Another court has determined that the total pollution exclusion is in fact “total.” In Noble Energy Inc. v. Bituminous Casualty Company, 2008 U.S. Dist. LEXIS 11757 (5th Cir. June 2, 2008), the court addressed the applicability of a pollution exclusion to bodily injury from an explosion. Workers were disposing of sediment and water from Noble’s petroleum storage tanks from two tanker trucks. Combustible vapors from the sediment and water caused the diesel engines in the truck to race which led to an explosion and fire. The sediment and water waste included gas condensate. Three employees were killed and several others injured. Bituminous Casualty argued that the pollution exclusion in its policy barred coverage for the claims.

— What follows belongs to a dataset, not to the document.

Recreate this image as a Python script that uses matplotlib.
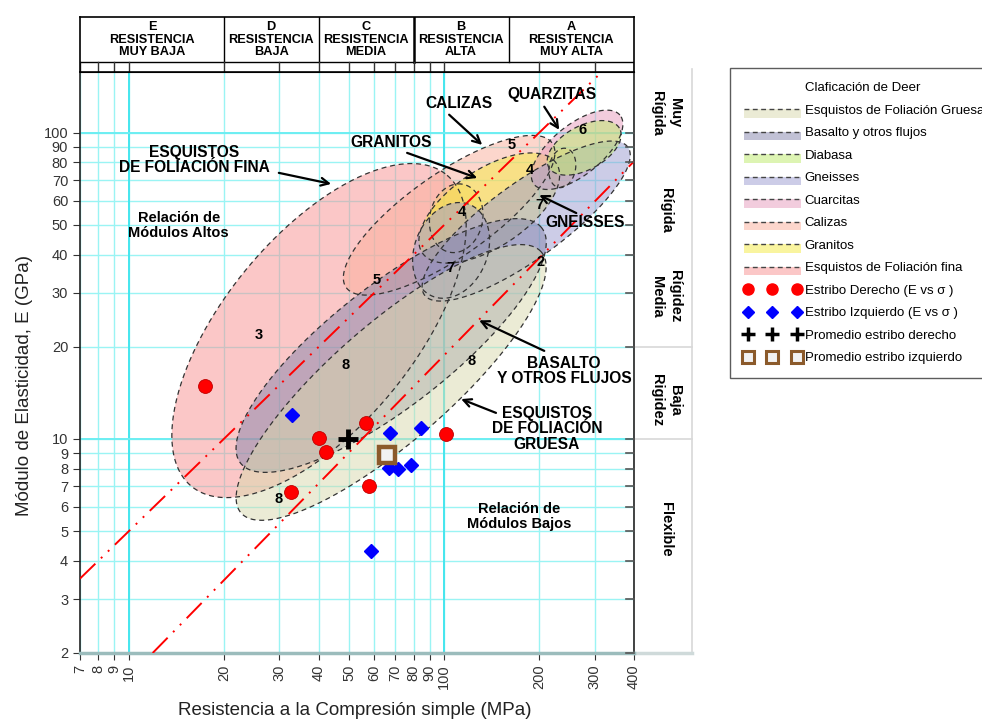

The policy included a pollution exclusion that defined pollutant as “any solid, liquid, gaseous or thermal irritant or contaminant, including smoke, vapor, soot, fumes, acids, alkalis, chemicals and waste.” Following Texas law, the Fifth Circuit determined that the exclusion was unambiguous. The Court first determined that the allegations in the complaint that combustible vapors emanating from the sediment and water qualified as a “pollutant.” The Court then found that the alleged injuries arose out of the discharge, release or escape of that pollutant. The Court rejected an argument that the vapors were not “acting as a pollutant,” but as an accelerant for the fire. The Court found inapplicable cases finding that liability must be based on a substance’s polluting qualities for the exclusion to apply. The Court noted that unlike other cases, the Bituminous policy defined pollutant, and did not restrict its application to pollutants entering the land, atmosphere, or water. Finally, the Court noted that the injury did arise out of the “hazardous quality of the vapors.” This last point seemed to be a throwaway for the Court since it had already determined that it was not the “quality” of the substance that mattered.

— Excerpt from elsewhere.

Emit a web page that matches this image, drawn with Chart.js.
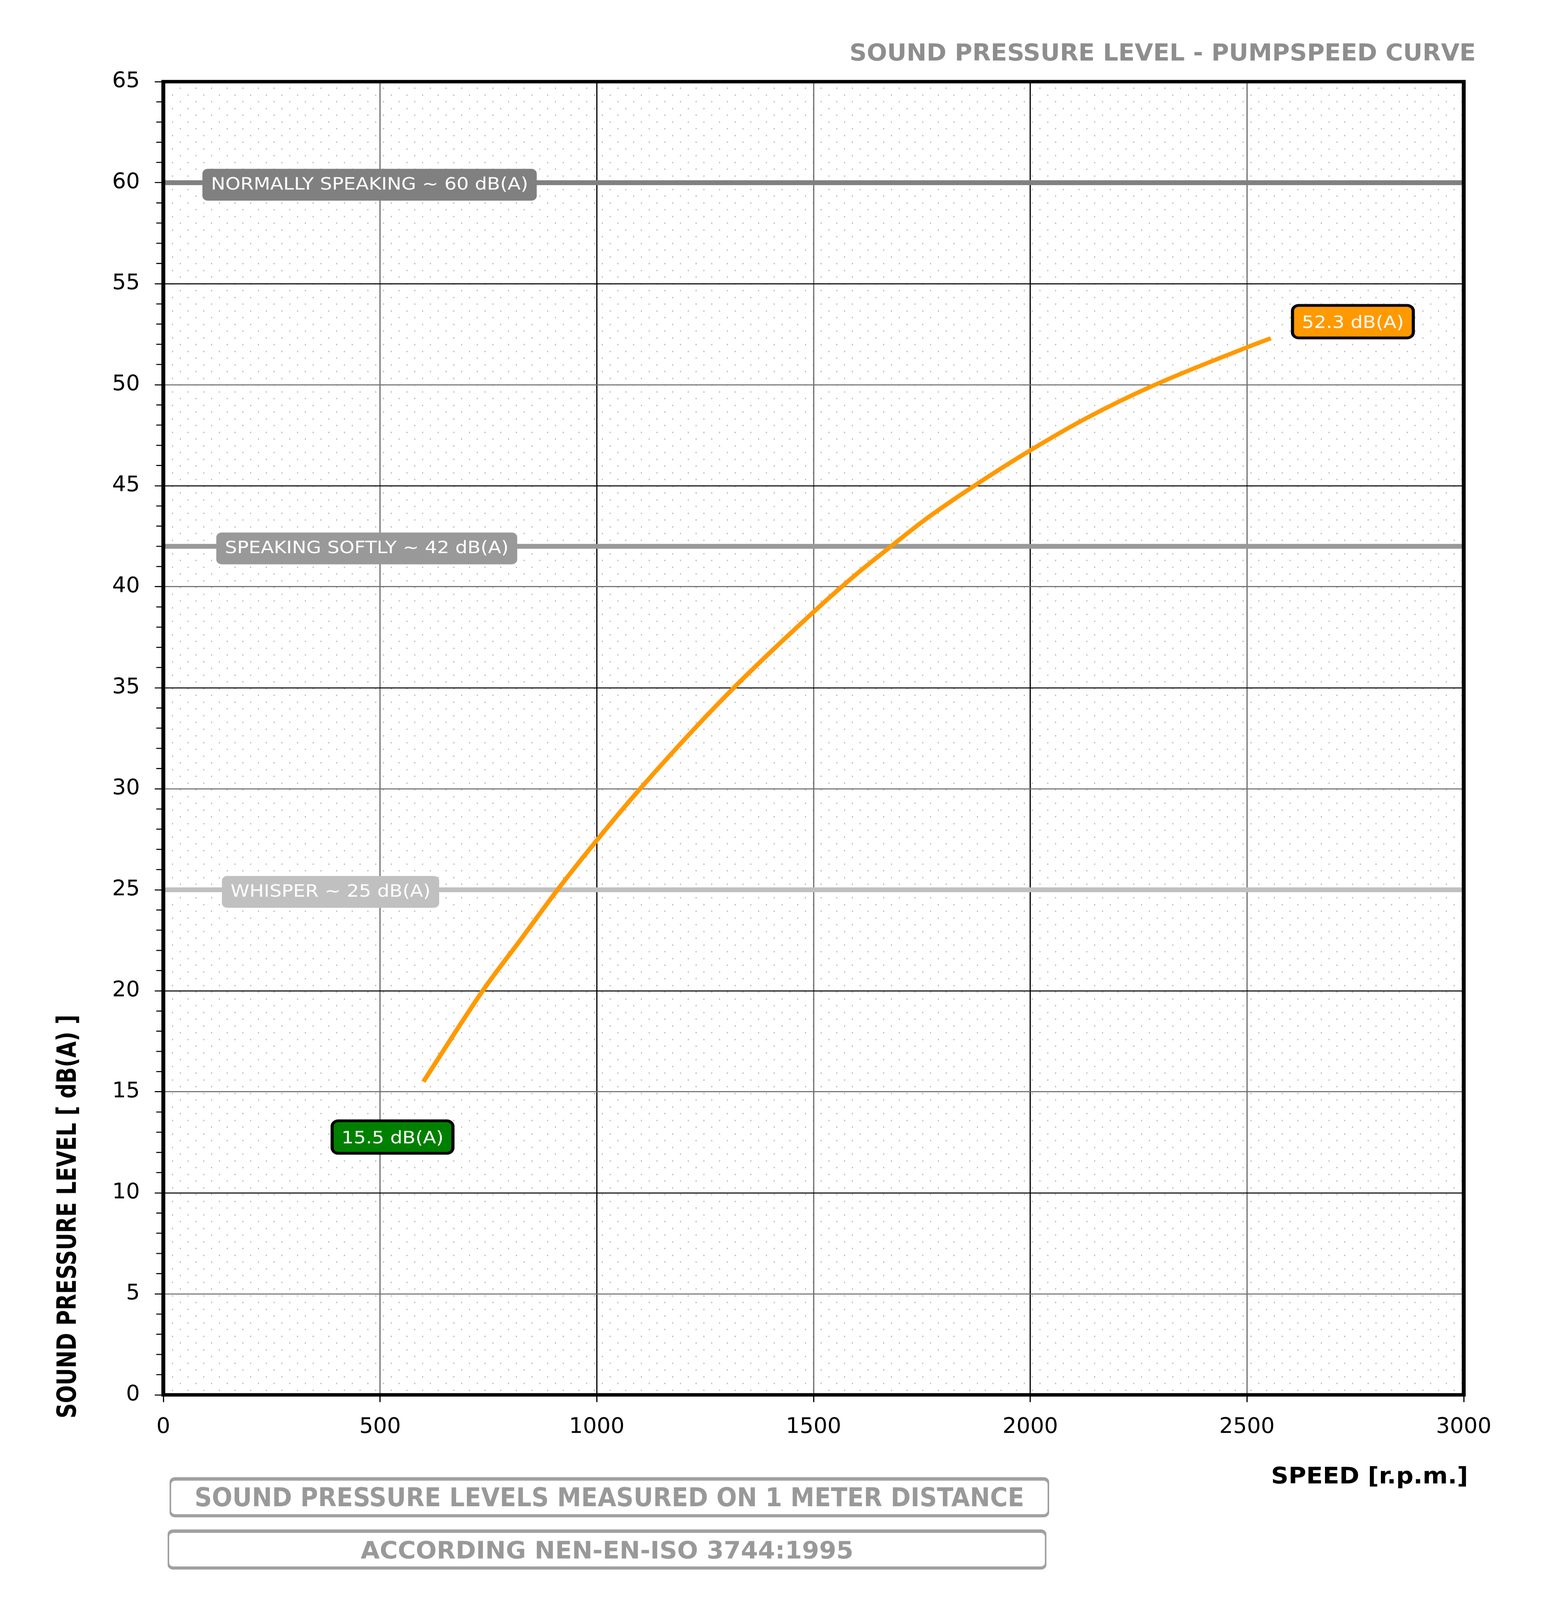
<!DOCTYPE html>
<html>
<head>
<meta charset="utf-8">
<script src="https://cdn.jsdelivr.net/npm/chart.js@4.4.0/dist/chart.umd.min.js"></script>
<style>
  html, body { margin: 0; padding: 0; background: #fff; overflow: hidden; }
  #wrap { width: 3954px; height: 4625px; position: relative; transform-origin: 0 0; }
</style>
</head>
<body>
<div id="wrap"><canvas id="grafico"></canvas></div>
<script>
// pump speed (rpm) and sound pressure level
const speeds = [600, 675, 740, 825, 913, 1000, 1100, 1300, 1500, 1606, 1670, 1756, 1864, 2000, 2130, 2283, 2500, 2555];
const levels = [15.5, 18.0, 20.1, 22.55, 25.1, 27.45, 30.0, 34.65, 38.75, 40.75, 41.85, 43.3, 44.9, 46.75, 48.35, 49.95, 51.85, 52.3];

// reference levels
const refLevels = [60, 42, 25];
const refLabels = ['NORMALLY SPEAKING ~ 60 dB(A)', 'SPEAKING SOFTLY ~ 42 dB(A)', 'WHISPER ~ 25 dB(A)'];

const xTicks = [0, 500, 1000, 1500, 2000, 2500, 3000];
const yTicks = [0, 5, 10, 15, 20, 25, 30, 35, 40, 45, 50, 55, 60, 65];

const chartTitle = 'SOUND PRESSURE LEVEL - PUMPSPEED CURVE';
const yTitle = 'SOUND PRESSURE LEVEL [ dB(A) ]';
const xTitle = 'SPEED [r.p.m.]';
const notes = ['SOUND PRESSURE LEVELS MEASURED ON 1 METER DISTANCE', 'ACCORDING NEN-EN-ISO 3744:1995'];

// styling
const orange = '#ff9900';
const green = '#008000';
const refColors = ['#808080', '#999999', '#c0c0c0'];
const refTextAt = [110, 142, 155]; // rpm where each reference label text starts
const darkX = [1000, 2000];
const darkY = [10, 20, 35, 45, 55];
const condBold = 'bold 68px "DejaVu Sans Condensed", "DejaVu Sans", sans-serif';

// the window may be shorter than the 4625px page: squeeze it in vertically
const pageH = 4625;
const fitY = Math.min(1, window.innerHeight / pageH);
if (fitY < 1) {
    document.getElementById('wrap').style.transform = 'scale(1, ' + fitY + ')';
}

function roundBox(ctx, x, y, w, h, r) {
    ctx.beginPath();
    ctx.moveTo(x + r, y);
    ctx.arcTo(x + w, y, x + w, y + h, r);
    ctx.arcTo(x + w, y + h, x, y + h, r);
    ctx.arcTo(x, y + h, x, y, r);
    ctx.arcTo(x, y, x + w, y, r);
    ctx.closePath();
}

function fitText(ctx, text, x, y, width, align) {
    const k = width / ctx.measureText(text).width;
    ctx.save();
    ctx.translate(x, y);
    ctx.scale(k, 1);
    ctx.textAlign = align;
    ctx.fillText(text, 0, 0);
    ctx.restore();
}

function dotPattern(ctx) {
    const tile = document.createElement('canvas');
    tile.width = 40;
    tile.height = 39;
    const t = tile.getContext('2d');
    t.fillStyle = '#bdbdbd';
    t.fillRect(0, 0, 3, 4);
    t.fillRect(20, 19, 3, 4);
    return ctx.createPattern(tile, 'repeat');
}

const fundoPlugin = {
    id: 'fundo',
    beforeDraw(chart) {
        const { ctx, chartArea: a } = chart;
        ctx.save();
        ctx.fillStyle = '#fff';
        ctx.fillRect(0, 0, chart.width, chart.height);
        ctx.fillStyle = dotPattern(ctx);
        ctx.fillRect(a.left, a.top, a.right - a.left, a.bottom - a.top);
        ctx.restore();
    }
};

const rotulosPlugin = {
    id: 'rotulos',
    afterDatasetsDraw(chart) {
        const { ctx, scales } = chart;
        ctx.save();
        ctx.font = '49px "DejaVu Sans", sans-serif';
        ctx.textBaseline = 'alphabetic';

        // reference line labels
        refLevels.forEach((lv, i) => {
            const y = scales.y.getPixelForValue(lv);
            const tx = scales.x.getPixelForValue(refTextAt[i]);
            const w = ctx.measureText(refLabels[i]).width;
            roundBox(ctx, tx - 22, y - 40, w + 44, 92, 14);
            ctx.fillStyle = refColors[i];
            ctx.fill();
            ctx.fillStyle = '#fff';
            ctx.textAlign = 'left';
            ctx.fillText(refLabels[i], tx, y + 20);
        });

        // first / last value labels on the curve
        const pts = chart.getDatasetMeta(0).data;
        const first = pts[0], last = pts[pts.length - 1];
        const boxes = [
            { text: levels[0] + ' dB(A)', color: green, cx: first.x - 79, cy: first.y + 160 },
            { text: levels[levels.length - 1] + ' dB(A)', color: orange, cx: last.x + 210, cy: last.y - 48 }
        ];
        boxes.forEach(b => {
            const w = ctx.measureText(b.text).width + 48;
            roundBox(ctx, b.cx - w / 2, b.cy - 47, w, 94, 16);
            ctx.fillStyle = b.color;
            ctx.fill();
            ctx.lineWidth = 8;
            ctx.strokeStyle = '#000';
            ctx.stroke();
            ctx.fillStyle = '#fff';
            ctx.textAlign = 'center';
            ctx.fillText(b.text, b.cx, b.cy + 18);
        });
        ctx.restore();
    },
    afterDraw(chart) {
        const { ctx, chartArea: a, scales } = chart;
        ctx.save();

        // frame
        ctx.lineWidth = 10;
        ctx.strokeStyle = '#000';
        ctx.strokeRect(a.left, a.top, a.right - a.left, a.bottom - a.top);

        // minor ticks on y
        ctx.lineWidth = 3;
        ctx.beginPath();
        for (let v = scales.y.min; v <= scales.y.max; v++) {
            if (v % 5 === 0) continue;
            const y = scales.y.getPixelForValue(v);
            ctx.moveTo(a.left - 18, y);
            ctx.lineTo(a.left, y);
        }
        ctx.stroke();

        // title
        ctx.font = condBold;
        ctx.fillStyle = '#8e8e8e';
        fitText(ctx, chartTitle, a.right + 31, 175, 1603, 'right');

        // axis titles
        ctx.fillStyle = '#000';
        ctx.save();
        ctx.translate(194, 4100);
        ctx.rotate(-Math.PI / 2);
        fitText(ctx, yTitle, 0, 0, 1167, 'left');
        ctx.restore();
        ctx.font = 'bold 66px "DejaVu Sans Condensed", "DejaVu Sans", sans-serif';
        fitText(ctx, xTitle, a.right + 11, 4288, 504, 'right');

        // notes at the bottom
        const notesBox = [
            { x: 434, y: 4270, w: 2251, h: 116, tw: 2123, size: 75 },
            { x: 429, y: 4421, w: 2249, h: 116, tw: 1261, size: 70 }
        ];
        notesBox.forEach((b, i) => {
            roundBox(ctx, b.x, b.y, b.w, b.h, 14);
            ctx.fillStyle = '#a0a0a0';
            ctx.fill();
            roundBox(ctx, b.x + 4, b.y + 10, b.w - 8, b.h - 19, 10);
            ctx.fillStyle = '#fff';
            ctx.fill();
            ctx.font = 'bold ' + b.size + 'px "DejaVu Sans Condensed", "DejaVu Sans", sans-serif';
            ctx.fillStyle = '#999999';
            fitText(ctx, notes[i], b.x + b.w / 2, b.y + 84, b.tw, 'center');
        });
        ctx.restore();
    }
};

const ctx = document.getElementById('grafico').getContext('2d');

const datasets = [{
    data: speeds.map((s, i) => ({ x: s, y: levels[i] })),
    borderColor: orange,
    borderWidth: 12,
    pointRadius: 0,
    cubicInterpolationMode: 'monotone',
    order: 0
}];
refLevels.forEach((lv, i) => {
    datasets.push({
        data: [{ x: xTicks[0], y: lv }, { x: xTicks[xTicks.length - 1], y: lv }],
        borderColor: refColors[i],
        borderWidth: 14,
        pointRadius: 0,
        order: 1
    });
});

const tickFont = { family: '"DejaVu Sans Condensed", "DejaVu Sans", sans-serif', size: 62 };

window.meuGrafico = new Chart(ctx, {
    type: 'line',
    data: { datasets: datasets },
    plugins: [fundoPlugin, rotulosPlugin],
    options: {
        responsive: true,
        maintainAspectRatio: false,
        devicePixelRatio: 1,
        animation: false,
        layout: { padding: { top: 236, right: 208, bottom: 0, left: 0 } },
        plugins: {
            legend: { display: false },
            tooltip: { enabled: false }
        },
        scales: {
            x: {
                type: 'linear',
                min: xTicks[0],
                max: xTicks[xTicks.length - 1],
                afterBuildTicks: s => { s.ticks = xTicks.map(v => ({ value: v })); },
                afterFit: s => { s.height = 593; },
                border: { display: false },
                grid: {
                    color: c => darkX.includes(c.tick.value) ? '#000' : '#6e6e6e',
                    lineWidth: 3,
                    tickLength: 21,
                    tickColor: '#000',
                    tickWidth: 3
                },
                ticks: { color: '#000', font: tickFont, padding: 36, maxRotation: 0, callback: v => String(v) }
            },
            y: {
                type: 'linear',
                min: yTicks[0],
                max: yTicks[yTicks.length - 1],
                afterBuildTicks: s => { s.ticks = yTicks.map(v => ({ value: v })); },
                afterFit: s => { s.width = 418; },
                border: { display: false },
                grid: {
                    color: c => darkY.includes(c.tick.value) ? '#000' : '#6e6e6e',
                    lineWidth: 3,
                    tickLength: 22,
                    tickColor: '#000',
                    tickWidth: 3
                },
                ticks: { color: '#000', font: tickFont, padding: 38, callback: v => String(v) }
            }
        }
    }
});
</script>
</body>
</html>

The Court also rejected arguments by the insured that pollution exclusion should not apply because that would be contrary to the reasonable expectation of the insured. The Court observed that that was not the test in Texas for unambiguous policy terms. The Court similarly rejected an argument that the hostile fire exception applied. The hostile fire exception only applied where there is a pre-existing fire that causes pollution, not where the pollutant itself causes a fire. The Court also rejected arguments that the vapors were not discharged into the environment because they were confined to the area of intended use. The Court found that the pollution exclusion was not restricted to situations where environmental harm occurred. In rejecting all of the insureds arguments that the scope of the exclusion should be limited, the court clearly held that liability from any substance that falls within the definition of pollutant is excluded by this form of the pollution exclusion. This decision may help to reinforce that the most recent version of the pollution exclusion is actually “total.”

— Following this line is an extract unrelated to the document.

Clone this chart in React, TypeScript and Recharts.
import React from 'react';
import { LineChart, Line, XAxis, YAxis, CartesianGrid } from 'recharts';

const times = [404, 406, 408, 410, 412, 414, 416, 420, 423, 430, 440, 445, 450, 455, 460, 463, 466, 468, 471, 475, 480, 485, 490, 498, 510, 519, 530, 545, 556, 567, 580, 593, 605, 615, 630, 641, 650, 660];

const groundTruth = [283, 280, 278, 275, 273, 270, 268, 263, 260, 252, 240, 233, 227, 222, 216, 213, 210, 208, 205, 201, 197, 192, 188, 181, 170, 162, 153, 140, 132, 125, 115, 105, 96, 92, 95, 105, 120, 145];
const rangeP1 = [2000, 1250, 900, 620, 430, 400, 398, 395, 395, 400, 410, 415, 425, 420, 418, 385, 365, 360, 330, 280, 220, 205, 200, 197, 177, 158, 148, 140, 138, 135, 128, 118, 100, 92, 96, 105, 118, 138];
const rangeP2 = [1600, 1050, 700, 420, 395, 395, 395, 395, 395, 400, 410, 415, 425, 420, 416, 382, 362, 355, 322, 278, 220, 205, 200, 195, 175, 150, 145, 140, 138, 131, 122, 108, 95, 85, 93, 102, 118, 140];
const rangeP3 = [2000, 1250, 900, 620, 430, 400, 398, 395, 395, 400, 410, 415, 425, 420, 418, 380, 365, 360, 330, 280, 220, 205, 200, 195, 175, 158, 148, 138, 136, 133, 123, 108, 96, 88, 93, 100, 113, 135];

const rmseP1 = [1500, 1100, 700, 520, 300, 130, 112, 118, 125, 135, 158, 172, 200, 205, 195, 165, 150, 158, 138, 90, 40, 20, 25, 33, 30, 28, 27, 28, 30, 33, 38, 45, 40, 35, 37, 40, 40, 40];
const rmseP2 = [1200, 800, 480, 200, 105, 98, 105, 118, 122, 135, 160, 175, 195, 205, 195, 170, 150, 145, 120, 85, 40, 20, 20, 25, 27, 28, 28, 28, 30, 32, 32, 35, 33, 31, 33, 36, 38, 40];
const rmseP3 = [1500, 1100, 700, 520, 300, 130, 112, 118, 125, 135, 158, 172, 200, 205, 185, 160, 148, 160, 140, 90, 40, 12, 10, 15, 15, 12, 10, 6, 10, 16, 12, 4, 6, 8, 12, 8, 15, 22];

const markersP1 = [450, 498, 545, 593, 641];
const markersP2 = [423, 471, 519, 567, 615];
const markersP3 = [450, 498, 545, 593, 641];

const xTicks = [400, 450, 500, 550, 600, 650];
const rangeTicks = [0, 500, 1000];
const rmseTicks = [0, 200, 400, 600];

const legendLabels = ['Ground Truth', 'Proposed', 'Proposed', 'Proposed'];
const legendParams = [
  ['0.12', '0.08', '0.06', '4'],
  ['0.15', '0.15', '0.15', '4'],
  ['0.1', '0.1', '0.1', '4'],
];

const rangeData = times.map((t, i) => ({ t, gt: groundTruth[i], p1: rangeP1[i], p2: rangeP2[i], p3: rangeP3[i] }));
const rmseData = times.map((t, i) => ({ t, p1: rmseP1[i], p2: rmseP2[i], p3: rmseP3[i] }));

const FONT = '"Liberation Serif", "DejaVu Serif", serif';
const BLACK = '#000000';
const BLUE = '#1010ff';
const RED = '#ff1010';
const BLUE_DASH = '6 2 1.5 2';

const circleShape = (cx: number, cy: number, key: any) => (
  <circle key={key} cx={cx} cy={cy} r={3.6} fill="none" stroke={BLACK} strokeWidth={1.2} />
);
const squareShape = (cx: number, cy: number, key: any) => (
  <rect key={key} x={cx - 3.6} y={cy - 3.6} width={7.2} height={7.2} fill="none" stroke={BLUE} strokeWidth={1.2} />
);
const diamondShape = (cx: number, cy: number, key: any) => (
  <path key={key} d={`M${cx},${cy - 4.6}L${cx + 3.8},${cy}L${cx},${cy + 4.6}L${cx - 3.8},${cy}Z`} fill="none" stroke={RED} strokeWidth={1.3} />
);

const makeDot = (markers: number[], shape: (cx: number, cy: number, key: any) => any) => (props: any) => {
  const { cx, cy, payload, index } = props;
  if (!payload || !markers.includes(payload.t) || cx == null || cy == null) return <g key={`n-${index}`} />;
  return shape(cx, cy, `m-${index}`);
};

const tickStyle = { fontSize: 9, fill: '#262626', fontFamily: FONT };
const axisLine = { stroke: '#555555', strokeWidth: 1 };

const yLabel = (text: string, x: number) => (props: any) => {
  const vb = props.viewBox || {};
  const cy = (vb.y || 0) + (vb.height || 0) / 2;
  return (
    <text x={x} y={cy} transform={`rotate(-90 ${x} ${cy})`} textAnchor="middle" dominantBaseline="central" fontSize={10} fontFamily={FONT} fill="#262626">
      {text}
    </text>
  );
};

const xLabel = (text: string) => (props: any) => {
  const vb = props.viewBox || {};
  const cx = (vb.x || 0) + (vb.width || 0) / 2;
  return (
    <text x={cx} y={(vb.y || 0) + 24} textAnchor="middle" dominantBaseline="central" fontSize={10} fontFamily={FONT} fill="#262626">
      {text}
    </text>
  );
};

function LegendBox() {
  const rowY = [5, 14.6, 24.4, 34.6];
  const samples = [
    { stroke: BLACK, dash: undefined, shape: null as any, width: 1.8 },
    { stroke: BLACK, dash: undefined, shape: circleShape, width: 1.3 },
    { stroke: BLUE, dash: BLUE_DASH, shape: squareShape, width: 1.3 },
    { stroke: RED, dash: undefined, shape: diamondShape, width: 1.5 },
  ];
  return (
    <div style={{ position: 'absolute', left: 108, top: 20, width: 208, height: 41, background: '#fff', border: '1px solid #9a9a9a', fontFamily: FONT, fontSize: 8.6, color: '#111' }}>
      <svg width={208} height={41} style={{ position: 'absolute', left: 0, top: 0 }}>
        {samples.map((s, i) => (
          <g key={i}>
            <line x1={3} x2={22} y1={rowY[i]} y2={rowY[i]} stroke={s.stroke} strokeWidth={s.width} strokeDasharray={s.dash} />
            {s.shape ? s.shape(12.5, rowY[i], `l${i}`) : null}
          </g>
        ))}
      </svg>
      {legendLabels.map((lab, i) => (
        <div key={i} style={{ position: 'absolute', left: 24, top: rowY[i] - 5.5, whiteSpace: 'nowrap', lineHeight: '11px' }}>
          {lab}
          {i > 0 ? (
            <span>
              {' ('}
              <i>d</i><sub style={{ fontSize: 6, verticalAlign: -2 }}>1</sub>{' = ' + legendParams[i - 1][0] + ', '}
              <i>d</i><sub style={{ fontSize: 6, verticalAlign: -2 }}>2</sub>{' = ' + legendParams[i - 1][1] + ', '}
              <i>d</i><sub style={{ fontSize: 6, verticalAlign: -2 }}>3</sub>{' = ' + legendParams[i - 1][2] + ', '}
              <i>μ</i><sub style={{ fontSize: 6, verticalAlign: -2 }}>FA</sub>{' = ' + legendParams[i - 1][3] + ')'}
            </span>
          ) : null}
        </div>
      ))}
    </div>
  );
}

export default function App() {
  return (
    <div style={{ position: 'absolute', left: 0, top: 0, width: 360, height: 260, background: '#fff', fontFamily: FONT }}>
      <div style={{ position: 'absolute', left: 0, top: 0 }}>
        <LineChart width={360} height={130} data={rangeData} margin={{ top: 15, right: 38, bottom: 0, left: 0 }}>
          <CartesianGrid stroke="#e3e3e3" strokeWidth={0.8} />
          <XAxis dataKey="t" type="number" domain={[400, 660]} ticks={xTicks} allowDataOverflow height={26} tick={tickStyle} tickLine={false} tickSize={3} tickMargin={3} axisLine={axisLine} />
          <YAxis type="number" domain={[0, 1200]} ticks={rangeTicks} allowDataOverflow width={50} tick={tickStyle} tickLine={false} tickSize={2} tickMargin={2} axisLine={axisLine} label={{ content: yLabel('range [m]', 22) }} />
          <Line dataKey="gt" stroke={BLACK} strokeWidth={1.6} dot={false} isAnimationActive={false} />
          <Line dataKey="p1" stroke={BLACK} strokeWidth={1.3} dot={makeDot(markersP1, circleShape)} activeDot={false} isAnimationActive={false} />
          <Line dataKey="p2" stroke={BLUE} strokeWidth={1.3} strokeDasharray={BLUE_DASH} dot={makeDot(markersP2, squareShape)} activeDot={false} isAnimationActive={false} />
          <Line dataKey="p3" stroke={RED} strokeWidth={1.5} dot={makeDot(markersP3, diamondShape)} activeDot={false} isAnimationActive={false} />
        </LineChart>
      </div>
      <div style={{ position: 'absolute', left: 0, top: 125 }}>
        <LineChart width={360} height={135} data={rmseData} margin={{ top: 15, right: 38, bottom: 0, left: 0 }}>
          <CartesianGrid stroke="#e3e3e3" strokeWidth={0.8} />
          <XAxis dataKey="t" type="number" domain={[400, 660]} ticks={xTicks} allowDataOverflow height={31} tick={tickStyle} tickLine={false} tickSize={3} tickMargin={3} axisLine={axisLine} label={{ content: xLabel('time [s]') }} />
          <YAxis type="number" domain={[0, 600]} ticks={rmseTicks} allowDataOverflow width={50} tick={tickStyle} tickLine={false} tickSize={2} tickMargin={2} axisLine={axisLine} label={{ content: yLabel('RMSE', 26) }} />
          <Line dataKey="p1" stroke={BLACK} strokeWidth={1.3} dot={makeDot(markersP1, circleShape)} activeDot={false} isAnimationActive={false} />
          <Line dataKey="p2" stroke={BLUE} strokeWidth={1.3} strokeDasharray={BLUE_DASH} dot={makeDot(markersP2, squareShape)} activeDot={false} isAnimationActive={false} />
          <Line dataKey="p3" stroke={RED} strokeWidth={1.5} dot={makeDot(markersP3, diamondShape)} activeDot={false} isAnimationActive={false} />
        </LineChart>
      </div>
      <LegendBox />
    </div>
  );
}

Total Pollution Exclusion Applies to Remediation and Non-remediation Damages

The total pollution exclusion was held to apply to property damage resulting from the release of home heating oil in Nascimento v. Preferred Mut. Ins. Co., (1st Cir. (Mass.) Jan. 18, 2008). The claim arose from soil contamination to an adjacent property from an UST used by the insured to store home heating oil to heat his business. The insured was sued by subsequent property owners for costs incurred in remediating the property, and for property damages. The insured conceded that section (f)(2)(a) of the exclusion barred coverage for remediation damages; however, he argued that the underlying complaint also sought damages to the property apart from the cost of remediation to which the exclusion do  not apply. The court disagreed, holding that section (f)(1)(a) of the exclusion, which bars coverage for “ ‘property damage’ arising out of the actual ... discharge, dispersal, seepage, migration, release or escape of pollutants ... at or from any premises, site, or location ... which is or was at any time ... occupied by ... any insured,” also applied to the claim. Though the insured did not own the adjacent lot, he did "occupy" the UST within the meaning of (f)(1)(a). Relying on McGregor v. Allamerica Ins.Co., 449 Mass. 400 (2007), decided after the district court's opinion and while this appeal was pending, the court held that once the oil becomes a pollutant, the total pollution exclusion of the CGL policy is triggered and coverage for remediation and non-remediation claims is barred.